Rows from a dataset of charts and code
________________________________________

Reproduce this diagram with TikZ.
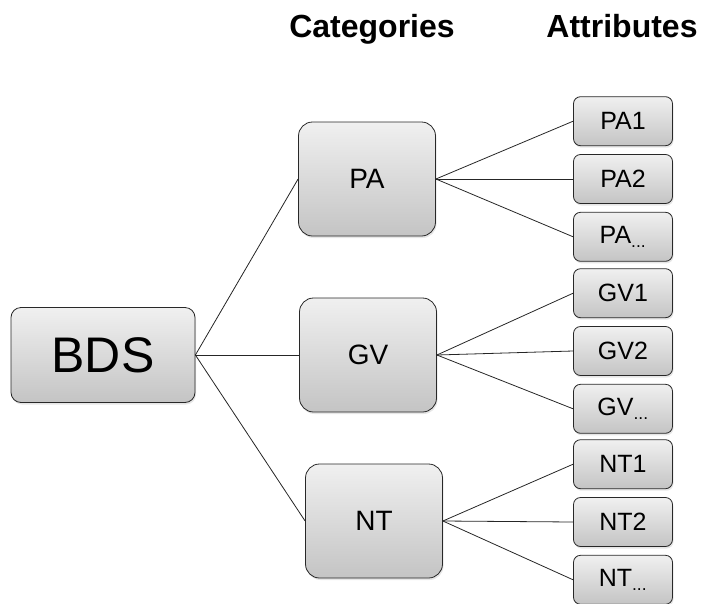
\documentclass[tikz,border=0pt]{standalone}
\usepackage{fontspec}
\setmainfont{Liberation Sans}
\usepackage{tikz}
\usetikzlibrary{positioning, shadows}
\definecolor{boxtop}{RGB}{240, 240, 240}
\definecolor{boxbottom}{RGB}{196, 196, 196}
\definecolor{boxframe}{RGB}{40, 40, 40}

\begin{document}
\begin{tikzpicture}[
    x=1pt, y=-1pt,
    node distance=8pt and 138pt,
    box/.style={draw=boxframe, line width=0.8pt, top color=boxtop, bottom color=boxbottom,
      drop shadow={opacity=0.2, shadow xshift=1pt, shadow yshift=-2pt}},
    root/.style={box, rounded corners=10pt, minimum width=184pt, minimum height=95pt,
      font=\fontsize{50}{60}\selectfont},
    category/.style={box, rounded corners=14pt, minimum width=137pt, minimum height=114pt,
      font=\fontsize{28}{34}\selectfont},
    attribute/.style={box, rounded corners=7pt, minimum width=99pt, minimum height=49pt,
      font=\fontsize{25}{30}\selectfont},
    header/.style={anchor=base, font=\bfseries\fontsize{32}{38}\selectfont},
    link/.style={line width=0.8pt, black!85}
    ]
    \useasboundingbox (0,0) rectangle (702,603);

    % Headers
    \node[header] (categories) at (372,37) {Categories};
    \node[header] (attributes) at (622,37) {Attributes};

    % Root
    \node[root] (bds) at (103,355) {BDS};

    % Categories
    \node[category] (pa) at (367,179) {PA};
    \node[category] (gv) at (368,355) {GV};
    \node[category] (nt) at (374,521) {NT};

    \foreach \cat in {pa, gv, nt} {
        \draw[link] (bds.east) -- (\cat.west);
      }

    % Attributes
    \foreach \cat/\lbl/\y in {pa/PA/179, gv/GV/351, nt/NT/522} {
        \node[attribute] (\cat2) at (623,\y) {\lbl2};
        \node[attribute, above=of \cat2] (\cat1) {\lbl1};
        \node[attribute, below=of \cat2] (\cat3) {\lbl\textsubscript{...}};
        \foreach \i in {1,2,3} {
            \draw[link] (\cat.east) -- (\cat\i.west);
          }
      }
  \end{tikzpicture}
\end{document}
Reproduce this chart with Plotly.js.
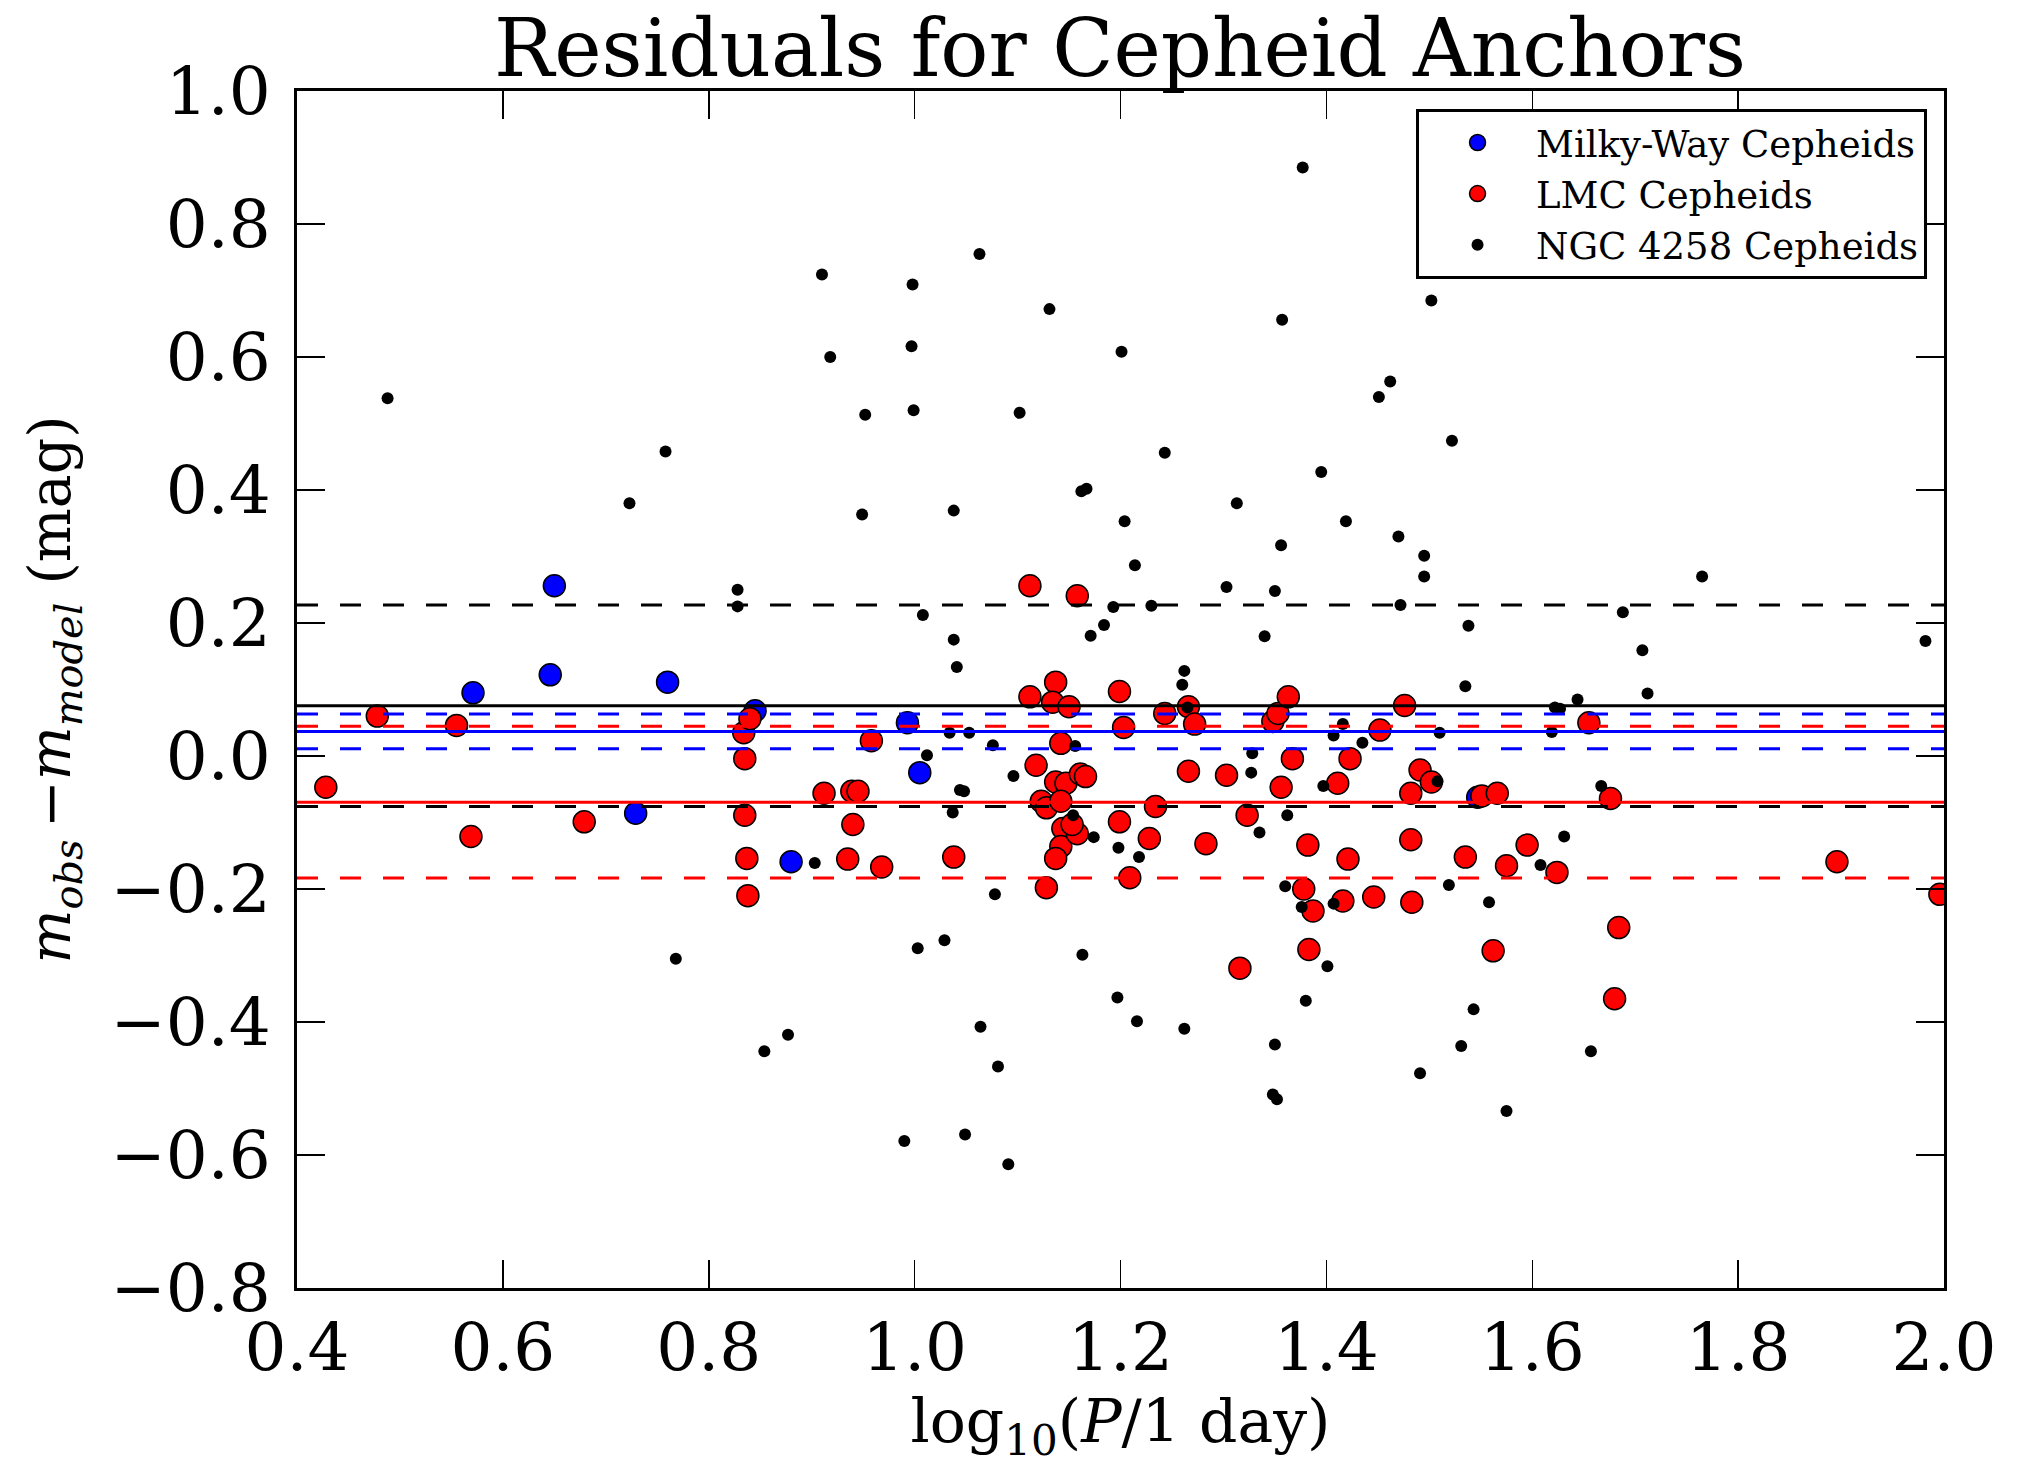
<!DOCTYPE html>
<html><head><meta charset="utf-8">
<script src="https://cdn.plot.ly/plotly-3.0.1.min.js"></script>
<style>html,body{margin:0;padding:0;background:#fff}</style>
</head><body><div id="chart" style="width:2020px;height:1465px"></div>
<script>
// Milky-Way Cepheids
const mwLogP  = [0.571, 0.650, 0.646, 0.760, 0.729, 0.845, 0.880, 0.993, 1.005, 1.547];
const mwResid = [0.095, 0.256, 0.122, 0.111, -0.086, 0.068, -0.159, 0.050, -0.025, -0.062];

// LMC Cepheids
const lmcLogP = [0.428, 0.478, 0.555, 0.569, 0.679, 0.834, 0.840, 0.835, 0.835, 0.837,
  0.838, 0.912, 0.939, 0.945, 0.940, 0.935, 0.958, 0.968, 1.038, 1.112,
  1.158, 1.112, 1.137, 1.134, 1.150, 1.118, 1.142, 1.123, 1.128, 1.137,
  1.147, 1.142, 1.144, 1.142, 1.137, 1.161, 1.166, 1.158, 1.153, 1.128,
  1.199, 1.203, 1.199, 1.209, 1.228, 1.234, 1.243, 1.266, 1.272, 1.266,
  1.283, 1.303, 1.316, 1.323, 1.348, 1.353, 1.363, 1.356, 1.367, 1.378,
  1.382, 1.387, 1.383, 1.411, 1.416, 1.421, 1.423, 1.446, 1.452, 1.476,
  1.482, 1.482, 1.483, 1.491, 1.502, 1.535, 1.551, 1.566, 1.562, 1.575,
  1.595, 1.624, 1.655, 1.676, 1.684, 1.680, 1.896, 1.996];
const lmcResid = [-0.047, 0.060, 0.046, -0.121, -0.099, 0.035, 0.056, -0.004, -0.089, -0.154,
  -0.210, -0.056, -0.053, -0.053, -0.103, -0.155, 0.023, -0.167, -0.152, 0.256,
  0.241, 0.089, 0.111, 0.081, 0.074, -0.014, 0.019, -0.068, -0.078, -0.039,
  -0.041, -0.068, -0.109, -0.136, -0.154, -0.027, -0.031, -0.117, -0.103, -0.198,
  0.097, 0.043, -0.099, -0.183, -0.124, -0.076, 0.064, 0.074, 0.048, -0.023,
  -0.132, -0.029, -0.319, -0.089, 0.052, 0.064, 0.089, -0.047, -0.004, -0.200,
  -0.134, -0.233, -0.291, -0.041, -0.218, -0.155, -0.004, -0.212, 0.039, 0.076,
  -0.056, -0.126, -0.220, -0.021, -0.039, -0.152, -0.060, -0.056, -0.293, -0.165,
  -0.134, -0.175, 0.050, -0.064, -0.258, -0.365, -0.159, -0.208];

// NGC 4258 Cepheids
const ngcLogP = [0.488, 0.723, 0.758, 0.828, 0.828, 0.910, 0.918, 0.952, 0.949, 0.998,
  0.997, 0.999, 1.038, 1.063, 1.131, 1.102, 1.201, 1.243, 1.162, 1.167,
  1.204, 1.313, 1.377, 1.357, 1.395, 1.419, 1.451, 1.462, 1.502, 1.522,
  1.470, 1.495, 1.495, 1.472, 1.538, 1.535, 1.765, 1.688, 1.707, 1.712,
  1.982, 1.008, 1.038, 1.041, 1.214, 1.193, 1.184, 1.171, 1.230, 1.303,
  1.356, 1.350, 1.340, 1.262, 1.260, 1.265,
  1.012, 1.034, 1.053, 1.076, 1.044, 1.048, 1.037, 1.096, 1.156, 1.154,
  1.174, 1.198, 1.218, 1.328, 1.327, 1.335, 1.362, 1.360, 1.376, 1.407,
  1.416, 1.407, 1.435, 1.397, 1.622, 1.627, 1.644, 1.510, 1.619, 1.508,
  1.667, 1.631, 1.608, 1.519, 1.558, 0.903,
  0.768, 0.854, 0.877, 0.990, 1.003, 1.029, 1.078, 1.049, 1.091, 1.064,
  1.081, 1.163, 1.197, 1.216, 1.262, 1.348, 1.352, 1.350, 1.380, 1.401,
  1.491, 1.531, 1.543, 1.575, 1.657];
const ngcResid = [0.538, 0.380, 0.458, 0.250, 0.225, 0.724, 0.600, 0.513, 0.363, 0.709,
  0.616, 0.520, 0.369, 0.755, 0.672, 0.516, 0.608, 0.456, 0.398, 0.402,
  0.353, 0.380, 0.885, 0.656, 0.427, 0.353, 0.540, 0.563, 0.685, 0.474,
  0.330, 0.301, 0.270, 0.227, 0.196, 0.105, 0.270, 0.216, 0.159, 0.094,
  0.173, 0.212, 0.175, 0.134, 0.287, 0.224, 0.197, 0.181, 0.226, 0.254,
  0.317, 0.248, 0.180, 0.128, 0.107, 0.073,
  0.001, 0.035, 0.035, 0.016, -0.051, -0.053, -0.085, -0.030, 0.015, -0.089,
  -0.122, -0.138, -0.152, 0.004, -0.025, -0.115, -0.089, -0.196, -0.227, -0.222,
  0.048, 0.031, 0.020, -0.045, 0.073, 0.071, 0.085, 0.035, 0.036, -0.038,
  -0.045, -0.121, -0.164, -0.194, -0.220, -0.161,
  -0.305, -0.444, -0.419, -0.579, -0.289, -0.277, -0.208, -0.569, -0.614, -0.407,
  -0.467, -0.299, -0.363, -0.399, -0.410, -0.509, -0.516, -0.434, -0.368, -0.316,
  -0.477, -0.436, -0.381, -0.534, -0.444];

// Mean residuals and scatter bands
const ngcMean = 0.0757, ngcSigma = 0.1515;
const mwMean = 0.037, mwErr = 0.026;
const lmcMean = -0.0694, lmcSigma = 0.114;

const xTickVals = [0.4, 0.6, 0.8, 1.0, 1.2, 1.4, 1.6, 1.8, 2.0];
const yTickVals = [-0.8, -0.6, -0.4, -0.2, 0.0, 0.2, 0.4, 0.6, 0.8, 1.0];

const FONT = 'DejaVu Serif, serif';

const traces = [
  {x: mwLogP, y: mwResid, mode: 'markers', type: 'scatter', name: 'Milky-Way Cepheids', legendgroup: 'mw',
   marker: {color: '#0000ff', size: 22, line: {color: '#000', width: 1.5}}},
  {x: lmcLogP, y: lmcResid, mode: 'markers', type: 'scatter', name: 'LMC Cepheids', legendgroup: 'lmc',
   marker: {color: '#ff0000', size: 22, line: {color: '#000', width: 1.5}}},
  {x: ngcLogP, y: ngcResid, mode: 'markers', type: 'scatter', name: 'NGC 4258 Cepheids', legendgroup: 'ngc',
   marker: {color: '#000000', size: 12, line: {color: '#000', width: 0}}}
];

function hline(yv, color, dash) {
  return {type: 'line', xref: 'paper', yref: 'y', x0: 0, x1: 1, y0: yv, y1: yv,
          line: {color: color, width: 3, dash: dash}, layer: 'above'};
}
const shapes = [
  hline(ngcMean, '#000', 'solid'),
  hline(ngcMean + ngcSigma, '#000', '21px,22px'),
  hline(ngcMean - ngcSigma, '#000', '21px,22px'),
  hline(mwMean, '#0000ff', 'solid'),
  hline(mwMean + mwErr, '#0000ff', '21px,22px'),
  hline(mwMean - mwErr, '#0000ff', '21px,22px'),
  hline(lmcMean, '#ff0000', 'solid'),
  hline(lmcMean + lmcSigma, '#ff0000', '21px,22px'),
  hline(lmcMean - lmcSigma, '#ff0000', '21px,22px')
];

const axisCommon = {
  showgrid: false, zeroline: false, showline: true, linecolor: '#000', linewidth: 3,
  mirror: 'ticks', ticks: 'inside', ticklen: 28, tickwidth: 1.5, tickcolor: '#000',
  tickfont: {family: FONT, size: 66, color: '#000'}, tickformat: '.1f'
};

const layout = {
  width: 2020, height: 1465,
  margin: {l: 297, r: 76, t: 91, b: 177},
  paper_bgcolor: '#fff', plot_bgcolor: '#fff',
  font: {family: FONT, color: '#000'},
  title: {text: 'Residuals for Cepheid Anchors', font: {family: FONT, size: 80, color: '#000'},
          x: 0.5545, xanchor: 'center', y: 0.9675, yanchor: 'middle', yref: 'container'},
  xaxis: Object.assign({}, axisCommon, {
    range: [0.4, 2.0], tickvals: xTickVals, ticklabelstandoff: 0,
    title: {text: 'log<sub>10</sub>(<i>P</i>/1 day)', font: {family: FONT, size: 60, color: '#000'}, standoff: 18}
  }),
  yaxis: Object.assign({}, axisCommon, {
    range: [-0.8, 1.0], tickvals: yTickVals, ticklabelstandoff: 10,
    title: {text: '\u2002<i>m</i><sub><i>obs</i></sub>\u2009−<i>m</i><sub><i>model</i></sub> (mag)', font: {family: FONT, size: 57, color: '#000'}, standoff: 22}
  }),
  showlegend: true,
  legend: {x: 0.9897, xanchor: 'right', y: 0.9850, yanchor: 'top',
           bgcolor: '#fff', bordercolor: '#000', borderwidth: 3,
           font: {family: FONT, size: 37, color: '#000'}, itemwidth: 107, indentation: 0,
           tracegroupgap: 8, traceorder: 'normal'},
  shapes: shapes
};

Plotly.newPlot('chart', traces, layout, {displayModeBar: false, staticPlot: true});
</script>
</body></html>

________________________________________

▶ **PROBLEM TO SOLVE**
In the listing above, find the line with "Reproduce this chart with Plotly.js." and the line with "0.050, -0.025, -0.062];". Copy exactly those two and every line between, without the pictures.

▶ **TASK OUTPUT**
Reproduce this chart with Plotly.js.
<!DOCTYPE html>
<html><head><meta charset="utf-8">
<script src="https://cdn.plot.ly/plotly-3.0.1.min.js"></script>
<style>html,body{margin:0;padding:0;background:#fff}</style>
</head><body><div id="chart" style="width:2020px;height:1465px"></div>
<script>
// Milky-Way Cepheids
const mwLogP  = [0.571, 0.650, 0.646, 0.760, 0.729, 0.845, 0.880, 0.993, 1.005, 1.547];
const mwResid = [0.095, 0.256, 0.122, 0.111, -0.086, 0.068, -0.159, 0.050, -0.025, -0.062];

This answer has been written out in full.